* Begin COLLECTED DATA *

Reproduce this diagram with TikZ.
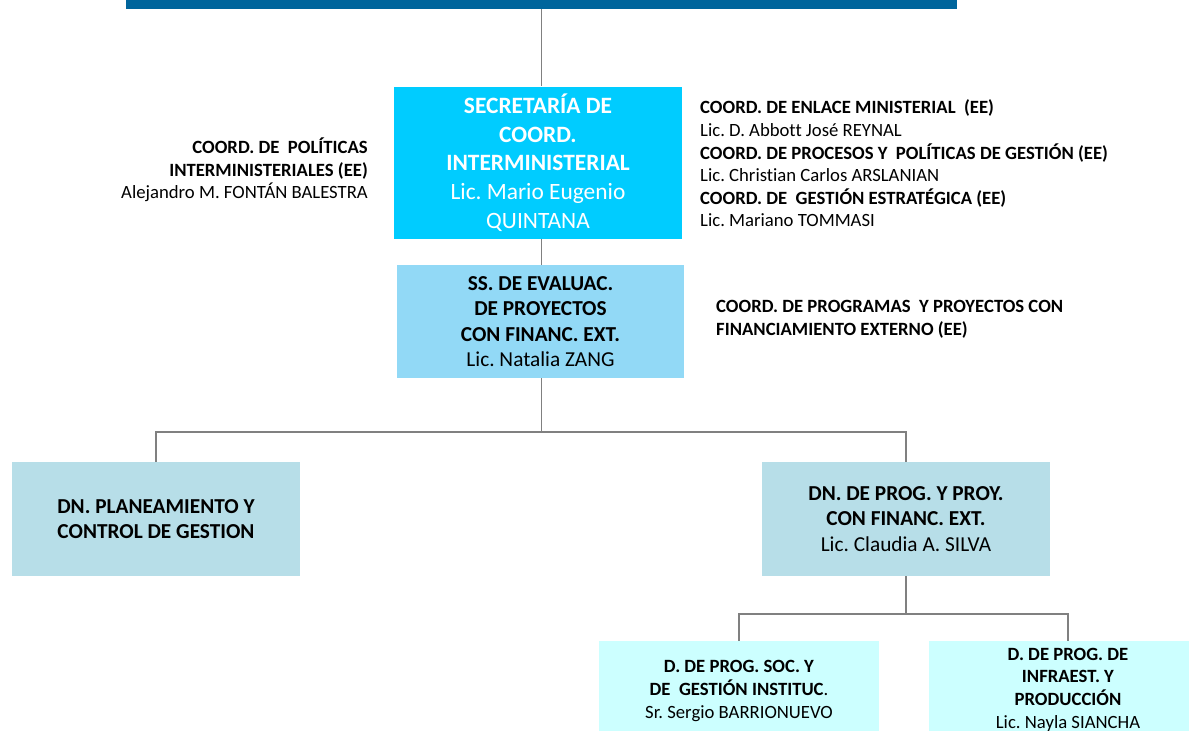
\documentclass[tikz,border=0pt]{standalone}
\usepackage{fontspec}
\setmainfont[Ligatures=NoCommon]{Carlito}
\frenchspacing
\newcommand\txsmall{\fontsize{18.7}{22.6}\selectfont}
\newcommand\txmid{\fontsize{21.3}{25.3}\selectfont}
\newcommand\txbig{\fontsize{23.4}{28.7}\selectfont}
\definecolor{barblue}{RGB}{0,101,156}
\definecolor{secblue}{RGB}{0,204,255}
\definecolor{ssblue}{RGB}{146,217,246}
\definecolor{dnaqua}{RGB}{183,222,232}
\definecolor{dlight}{RGB}{204,255,255}
\definecolor{linkgray}{RGB}{128,128,128}
\begin{document}
\begin{tikzpicture}[x=1pt,y=-1pt,
    unit/.style={inner sep=0pt,align=center,minimum width=288,minimum height=114},
    link/.style={draw=linkgray,line width=1.3pt},
    side/.style={inner sep=0pt,font=\txsmall}]
  \useasboundingbox (0,0) rectangle (1189,731);
  % top bar and secretaria
  \node[fill=barblue,minimum width=831,minimum height=9,inner sep=0pt] (bar) at (541.5,4.5) {};
  \node[unit,fill=secblue,text=white,minimum height=152,font=\txbig] (sec) at (538,162.5)
    {\textbf{SECRETARÍA DE}\\\textbf{COORD.}\\\textbf{INTERMINISTERIAL}\\Lic. Mario Eugenio\\QUINTANA};
  \node[unit,fill=ssblue,minimum width=287,minimum height=113,font=\txmid] (ss) at (540.5,321.5)
    {\textbf{SS. DE EVALUAC.}\\\textbf{DE PROYECTOS}\\\textbf{CON FINANC. EXT.}\\Lic. Natalia ZANG};
  % direcciones nacionales
  \node[unit,fill=dnaqua,font=\txmid] (dnplan) at (156,519)
    {\textbf{DN. PLANEAMIENTO Y}\\\textbf{CONTROL DE GESTION}};
  \node[unit,fill=dnaqua,font=\txmid] (dnprog) at (906,519)
    {\textbf{DN. DE PROG. Y PROY.}\\\textbf{CON FINANC. EXT.}\\Lic. Claudia A. SILVA};
  % direcciones
  \node[unit,fill=dlight,minimum width=280,minimum height=100,font=\txsmall] (dsoc) at (739,691)
    {\textbf{D. DE PROG. SOC. Y}\\\textbf{DE\ \ GESTIÓN INSTITUC}.\\Sr. Sergio BARRIONUEVO};
  \node[unit,fill=dlight,minimum width=260,minimum height=100,font=\txsmall] (dinf) at (1059,691) {};
  \node[side,align=center] (dinftext) at (1068,689.5)
    {\textbf{D. DE PROG. DE}\\\textbf{INFRAEST. Y}\\\textbf{PRODUCCIÓN}\\Lic. Nayla SIANCHA};
  % coordinaciones
  \node[side,align=right,anchor=east] (cpol) at (368,170)
    {\textbf{COORD. DE\ \ POLÍTICAS}\\\textbf{INTERMINISTERIALES (EE)}\\Alejandro M. FONTÁN BALESTRA};
  \node[side,align=left,anchor=west] (cenl) at (700,163.5)
    {\textbf{COORD. DE ENLACE MINISTERIAL\ \ (EE)}\\Lic. D. Abbott José REYNAL\\
     \textbf{COORD. DE PROCESOS Y\ \ POLÍTICAS DE GESTIÓN (EE)}\\Lic. Christian Carlos ARSLANIAN\\
     \textbf{COORD. DE\ \ GESTIÓN ESTRATÉGICA (EE)}\\Lic. Mariano TOMMASI};
  \node[side,align=left,anchor=west] (cprog) at (716,319)
    {\textbf{COORD. DE PROGRAMAS\ \ Y PROYECTOS CON}\\\textbf{FINANCIAMIENTO EXTERNO (EE)}};
  % connectors
  \coordinate (j1) at (541.5,432);
  \coordinate (j2) at (906,614);
  \draw[link] (bar.south) -- (bar.south |- sec.north);
  \draw[link] (bar.south |- sec.south) -- (bar.south |- ss.north);
  \draw[link] (bar.south |- ss.south) -- (j1) -| (dnplan.north);
  \draw[link] (j1) -| (dnprog.north);
  \draw[link] (dnprog.south) -- (j2) -| (dsoc.north);
  \draw[link] (j2) -| (dinftext.north |- dinf.north);
\end{tikzpicture}
\end{document}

* End COLLECTED DATA *

Images should not appear in the copy; retype the listing above exactly.

Reproduce this diagram with TikZ.
\documentclass[tikz,border=0pt]{standalone}
\usepackage{fontspec}
\setmainfont[Ligatures=NoCommon]{Carlito}
\frenchspacing
\newcommand\txsmall{\fontsize{18.7}{22.6}\selectfont}
\newcommand\txmid{\fontsize{21.3}{25.3}\selectfont}
\newcommand\txbig{\fontsize{23.4}{28.7}\selectfont}
\definecolor{barblue}{RGB}{0,101,156}
\definecolor{secblue}{RGB}{0,204,255}
\definecolor{ssblue}{RGB}{146,217,246}
\definecolor{dnaqua}{RGB}{183,222,232}
\definecolor{dlight}{RGB}{204,255,255}
\definecolor{linkgray}{RGB}{128,128,128}
\begin{document}
\begin{tikzpicture}[x=1pt,y=-1pt,
    unit/.style={inner sep=0pt,align=center,minimum width=288,minimum height=114},
    link/.style={draw=linkgray,line width=1.3pt},
    side/.style={inner sep=0pt,font=\txsmall}]
  \useasboundingbox (0,0) rectangle (1189,731);
  % top bar and secretaria
  \node[fill=barblue,minimum width=831,minimum height=9,inner sep=0pt] (bar) at (541.5,4.5) {};
  \node[unit,fill=secblue,text=white,minimum height=152,font=\txbig] (sec) at (538,162.5)
    {\textbf{SECRETARÍA DE}\\\textbf{COORD.}\\\textbf{INTERMINISTERIAL}\\Lic. Mario Eugenio\\QUINTANA};
  \node[unit,fill=ssblue,minimum width=287,minimum height=113,font=\txmid] (ss) at (540.5,321.5)
    {\textbf{SS. DE EVALUAC.}\\\textbf{DE PROYECTOS}\\\textbf{CON FINANC. EXT.}\\Lic. Natalia ZANG};
  % direcciones nacionales
  \node[unit,fill=dnaqua,font=\txmid] (dnplan) at (156,519)
    {\textbf{DN. PLANEAMIENTO Y}\\\textbf{CONTROL DE GESTION}};
  \node[unit,fill=dnaqua,font=\txmid] (dnprog) at (906,519)
    {\textbf{DN. DE PROG. Y PROY.}\\\textbf{CON FINANC. EXT.}\\Lic. Claudia A. SILVA};
  % direcciones
  \node[unit,fill=dlight,minimum width=280,minimum height=100,font=\txsmall] (dsoc) at (739,691)
    {\textbf{D. DE PROG. SOC. Y}\\\textbf{DE\ \ GESTIÓN INSTITUC}.\\Sr. Sergio BARRIONUEVO};
  \node[unit,fill=dlight,minimum width=260,minimum height=100,font=\txsmall] (dinf) at (1059,691) {};
  \node[side,align=center] (dinftext) at (1068,689.5)
    {\textbf{D. DE PROG. DE}\\\textbf{INFRAEST. Y}\\\textbf{PRODUCCIÓN}\\Lic. Nayla SIANCHA};
  % coordinaciones
  \node[side,align=right,anchor=east] (cpol) at (368,170)
    {\textbf{COORD. DE\ \ POLÍTICAS}\\\textbf{INTERMINISTERIALES (EE)}\\Alejandro M. FONTÁN BALESTRA};
  \node[side,align=left,anchor=west] (cenl) at (700,163.5)
    {\textbf{COORD. DE ENLACE MINISTERIAL\ \ (EE)}\\Lic. D. Abbott José REYNAL\\
     \textbf{COORD. DE PROCESOS Y\ \ POLÍTICAS DE GESTIÓN (EE)}\\Lic. Christian Carlos ARSLANIAN\\
     \textbf{COORD. DE\ \ GESTIÓN ESTRATÉGICA (EE)}\\Lic. Mariano TOMMASI};
  \node[side,align=left,anchor=west] (cprog) at (716,319)
    {\textbf{COORD. DE PROGRAMAS\ \ Y PROYECTOS CON}\\\textbf{FINANCIAMIENTO EXTERNO (EE)}};
  % connectors
  \coordinate (j1) at (541.5,432);
  \coordinate (j2) at (906,614);
  \draw[link] (bar.south) -- (bar.south |- sec.north);
  \draw[link] (bar.south |- sec.south) -- (bar.south |- ss.north);
  \draw[link] (bar.south |- ss.south) -- (j1) -| (dnplan.north);
  \draw[link] (j1) -| (dnprog.north);
  \draw[link] (dnprog.south) -- (j2) -| (dsoc.north);
  \draw[link] (j2) -| (dinftext.north |- dinf.north);
\end{tikzpicture}
\end{document}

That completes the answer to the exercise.